Ventura, Calif.-based Foxy’s Thoughtful Ice Cream gives an indulgent and local spin to functional ice cream. There are 11 flavors in the line, many with whimsical names. For example, with “6 Mile Almond & Honey,” the milk goes directly from the milking sheds to the farmer’s own plant. The almonds are from the same farmer’s land. The honey is from the beehives of the bees that pollinated the groves that provided the almonds. All this happens within a 6-mile radius. With other flavors such as “Rocky Road Less Travelled,” there’s a story behind the source of the ingredients, everything from the marshmallows to the nuts.

“We make Foxy’s to order, meaning you have the freshest possible milk and ingredients,” said Angus Murray, chief executive officer and managing partner. “It’s a range of unique, premium 16% butterfat, 50% overrun ice creams loaded with more than one billion probiotics per serving and around 20% less sugar than comparable products.

“The products are also symbiotic. We use organic agave inulin to assist with the stabilization of the base mix, which is required when we reduce sugar. Inulin is a fiber that is not digested. Instead it makes its way to the areas of the digestive tract where the probiotics do most good and supports them by providing a growing medium.”

Cheese may be designed to be functional food as well. The Probiotic Cheese Co., North Hampton, N.H., recently introduced cheddar cheese bites with probiotics. The better-for-you snacking cheese is free of sugar/lactose and carbohydrates while also being high in protein.

Omega Valley Farmers L.L.C., Dorchester, Wis., is giving snacking cheese a different better-for-you spin by making the cheese from milk sourced from cows that graze on a specially formulated diet containing linseed and legumes. The diet boosts the omega-3 fatty acid content of the milk, with the omega-3s then getting concentrated in the 1-oz cheese sticks that come in Co-Jack and Monterey Jack varieties.

Whole food functionality

Another functional nutrition fact from the IFIC study was that consumers continue to seek more whole grains (59%), many of which contain protein, fiber, omega-3 fatty acids and other nutrients. Adding whole grains to dairy foods may not be as common as adding purified protein or fiber, but definitely presents an opportunity for innovation.

For example, General Mills Inc., Minneapolis, offers a range of yogurts with whole grains. Yoplait Plenti is a hearty take on Greek yogurt, combining protein-packed strained yogurt with oats, flax seeds and pumpkin seeds.

Adding whole grains to dairy foods may not be as common as adding purified protein or fiber, but it presents an opportunity for innovation.

Stonyfield Farm, Londonderry, N.H., offers Greek yogurt combined with fruit and chia.
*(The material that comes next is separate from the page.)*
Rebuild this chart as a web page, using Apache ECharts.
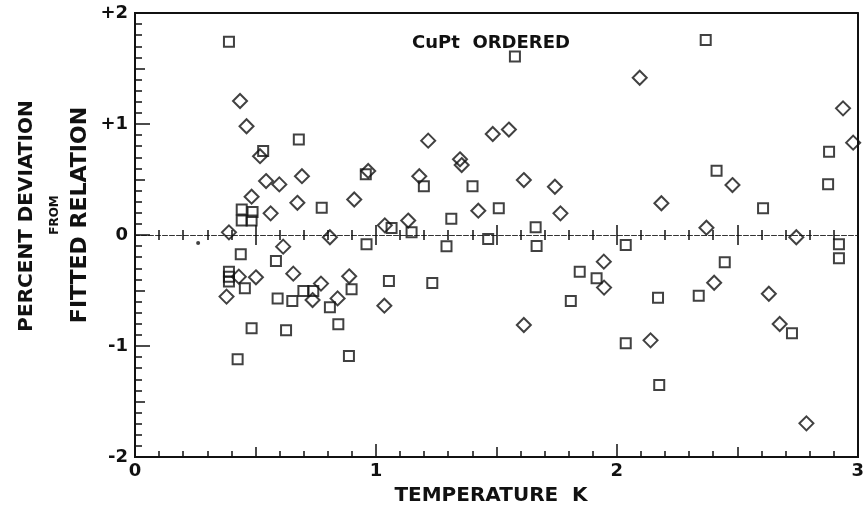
<!DOCTYPE html>
<html><head><meta charset="utf-8">
<script src="https://cdn.jsdelivr.net/npm/echarts@6/dist/echarts.min.js"></script>
<style>html,body{margin:0;padding:0;background:#fff}#c{width:867px;height:514px}</style>
</head><body><div id="c"></div>
<script>
const titleText = 'CuPt  ORDERED';
const xTitle = 'TEMPERATURE  K';
const yTitleLines = ['PERCENT DEVIATION', 'FROM', 'FITTED RELATION'];
const xTickValues = [0, 1, 2, 3];
const xTickLabels = ['0', '1', '2', '3'];
const yTickValues = [-2, -1, 0, 1, 2];
const yTickLabels = ['-2', '-1', '0', '+1', '+2'];

const squares = [
  [0.39,1.74],[0.68,0.86],[0.532,0.757],[0.958,0.547],[0.443,0.23],[0.488,0.207],
  [0.443,0.13],[0.484,0.13],[0.775,0.246],[0.439,-0.174],[0.585,-0.234],[0.961,-0.084],
  [0.39,-0.33],[0.39,-0.375],[0.39,-0.42],[0.456,-0.48],[0.592,-0.573],[0.653,-0.594],
  [0.699,-0.505],[0.74,-0.505],[0.809,-0.652],[0.899,-0.489],[0.484,-0.84],[0.627,-0.859],
  [0.844,-0.805],[0.426,-1.12],[0.888,-1.09],[1.577,1.607],[1.199,0.44],[1.401,0.44],
  [1.51,0.24],[1.313,0.147],[1.663,0.069],[1.065,0.063],[1.148,0.024],[1.466,-0.035],
  [1.293,-0.102],[1.667,-0.099],[1.846,-0.33],[1.916,-0.39],[1.054,-0.414],[1.234,-0.432],
  [1.809,-0.595],[2.369,1.757],[2.881,0.75],[2.414,0.579],[2.877,0.457],[2.607,0.24],
  [2.037,-0.09],[2.922,-0.084],[2.922,-0.21],[2.448,-0.246],[2.171,-0.565],[2.34,-0.547],
  [2.727,-0.886],[2.037,-0.976],[2.176,-1.351]
];
const diamonds = [
  [0.436,1.207],[0.463,0.98],[0.519,0.71],[0.968,0.577],[0.544,0.486],[0.599,0.456],
  [0.693,0.53],[0.484,0.345],[0.674,0.29],[0.563,0.195],[0.91,0.32],[0.39,0.024],
  [0.809,-0.02],[0.615,-0.105],[0.431,-0.375],[0.502,-0.381],[0.657,-0.348],[0.38,-0.555],
  [0.737,-0.586],[0.772,-0.438],[0.841,-0.571],[0.889,-0.372],[1.217,0.85],[1.485,0.91],
  [1.552,0.95],[1.349,0.682],[1.356,0.63],[1.18,0.53],[1.614,0.495],[1.743,0.435],
  [1.425,0.219],[1.766,0.195],[1.134,0.13],[1.037,0.087],[1.946,-0.24],[1.947,-0.474],
  [1.035,-0.637],[1.614,-0.811],[2.095,1.417],[2.939,1.141],[2.981,0.832],[2.48,0.45],
  [2.185,0.286],[2.372,0.066],[2.745,-0.02],[2.404,-0.43],[2.631,-0.529],[2.676,-0.802],
  [2.14,-0.949],[2.787,-1.697]
];
const dots = [[0.262,-0.072]];

const FONT = 'DejaVu Sans';
const BLACK = '#111';
const tickLbl = {fontFamily: FONT, fontWeight: 'bold', fontSize: 18, color: BLACK};
const noLbl = {show: false};
const tickStyle = {color: BLACK, width: 1.5};
const frameLine = {color: BLACK, width: 2};
const zeroLine = {color: '#333', width: 1, type: [4, 3]};

function xAx(extra) {
  return Object.assign({type: 'value', min: 0, max: 3, splitLine: {show: false}, axisLabel: noLbl}, extra);
}
function yAx(extra) {
  return Object.assign({type: 'value', min: -2, max: 2, splitLine: {show: false}, axisLabel: noLbl}, extra);
}
function tickOnly(pos, interval, inside, len, onZero) {
  return {position: pos, interval: interval,
    axisLine: {show: true, onZero: !!onZero, onZeroAxisIndex: 0, lineStyle: onZero ? zeroLine : frameLine},
    axisTick: {show: true, inside: inside, length: len, lineStyle: tickStyle}};
}

const chart = echarts.init(document.getElementById('c'), null, {renderer: 'canvas'});
chart.setOption({
  animation: false,
  backgroundColor: '#fff',
  grid: {left: 135, right: 9, top: 13, bottom: 57, containLabel: false},
  xAxis: [
    xAx({position: 'bottom', interval: 1,
      axisLine: {onZero: false, lineStyle: frameLine},
      axisTick: {inside: true, length: 13, lineStyle: tickStyle},
      axisLabel: Object.assign({}, tickLbl, {margin: 5,
        formatter: v => { const i = xTickValues.indexOf(Math.round(v * 1000) / 1000); return i >= 0 ? xTickLabels[i] : ''; }})}),
    xAx(tickOnly('bottom', 0.5, true, 10, false)),
    xAx(tickOnly('bottom', 0.1, true, 6, false)),
    xAx({position: 'top', axisLine: {onZero: false, lineStyle: frameLine}, axisTick: {show: false}}),
    xAx(tickOnly('bottom', 0.1, true, 5, true)),
    xAx(tickOnly('bottom', 0.1, false, 5, true)),
    xAx(tickOnly('bottom', 0.5, true, 10, true)),
    xAx(tickOnly('bottom', 0.5, false, 10, true))
  ],
  yAxis: [
    yAx({position: 'left', interval: 1,
      axisLine: {onZero: false, lineStyle: frameLine},
      axisTick: {inside: true, length: 15, lineStyle: tickStyle},
      axisLabel: Object.assign({}, tickLbl, {margin: 7,
        formatter: v => { const i = yTickValues.indexOf(Math.round(v)); return i >= 0 ? yTickLabels[i] : ''; }})}),
    yAx(tickOnly('left', 0.5, true, 10, false)),
    yAx(tickOnly('left', 0.1, true, 7, false)),
    yAx({position: 'right', axisLine: {onZero: false, lineStyle: frameLine}, axisTick: {show: false}})
  ],
  series: [
    {type: 'scatter', name: 'squares', data: squares, xAxisIndex: 0, yAxisIndex: 0,
      symbol: 'rect', symbolSize: 10, clip: false,
      itemStyle: {color: 'rgba(0,0,0,0)', borderColor: BLACK, borderWidth: 2}},
    {type: 'scatter', name: 'diamonds', data: diamonds, xAxisIndex: 0, yAxisIndex: 0,
      symbol: 'diamond', symbolSize: 14, clip: false,
      itemStyle: {color: 'rgba(0,0,0,0)', borderColor: BLACK, borderWidth: 2}},
    {type: 'scatter', name: 'dots', data: dots, xAxisIndex: 0, yAxisIndex: 0,
      symbol: 'circle', symbolSize: 4, itemStyle: {color: BLACK}}
  ],
  graphic: [
    {type: 'text', x: 491, y: 43, style: {text: titleText, font: 'bold 18px "DejaVu Sans"', fill: BLACK, align: 'center', verticalAlign: 'middle'}},
    {type: 'text', x: 491, y: 496, style: {text: xTitle, font: 'bold 20px "DejaVu Sans"', fill: BLACK, align: 'center', verticalAlign: 'middle'}},
    {type: 'text', x: 27, y: 216, rotation: Math.PI / 2, style: {text: yTitleLines[0], font: 'bold 20px "DejaVu Sans"', fill: BLACK, align: 'center', verticalAlign: 'middle'}},
    {type: 'text', x: 55, y: 215, rotation: Math.PI / 2, style: {text: yTitleLines[1], font: 'bold 12px "DejaVu Sans"', fill: BLACK, align: 'center', verticalAlign: 'middle'}},
    {type: 'text', x: 80, y: 215, rotation: Math.PI / 2, style: {text: yTitleLines[2], font: 'bold 22px "DejaVu Sans"', fill: BLACK, align: 'center', verticalAlign: 'middle'}}
  ]
});
</script>
</body></html>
So does The Hain Celestial Group, Lake Success, N.Y., under its Greek Gods banner.

Whole grains, in particular ancient grains, as well as seeds, when combined with dairy foods, can help Americans improve their intake of essential nutrients, said Jane Dummer, a registered dietitian, industry consultant and author of recently published book “The Need for Seeds.”

“They help to achieve the Dietary Guidelines’ recommendation for consuming a mostly plant-based diet, while also meeting the two to three servings of dairy recommendation,” she said.

Adding such whole food ingredients complements consumer desire for cleaner label foods made with minimally processed ingredients, explained Randy Kreienbrink, vice-president of marketing, BI Nutraceuticals, Rancho Dominguez, Calif.

“Another clean label trend is choosing ingredients that are natural sources of energy, rather than simply adding caffeine,” Mr. Kreienbrink said.

That’s what you get with Live Real Farms Energy Drink from Dairy Farmers of America, Kansas City. Made with milk and fruit juice, the energy comes from the naturally occurring sugars in the juices, the skim milk and added fruit purees, as well as green tea extract and vitamin B12. Each 11-oz aseptically packaged shelf-stable carton contains 180 calories, 12 grams of protein, 1 gram of fiber, 28 grams of sugar and no fat. The protein boost comes from whey protein isolate.

Ms. Dummer believes the future for functional dairy foods is promising.

“There’s no pullback in consumer desire for healthier products,” she said. “Consumers want more convenient nutrient-dense snack options for their on-the-go lifestyle.”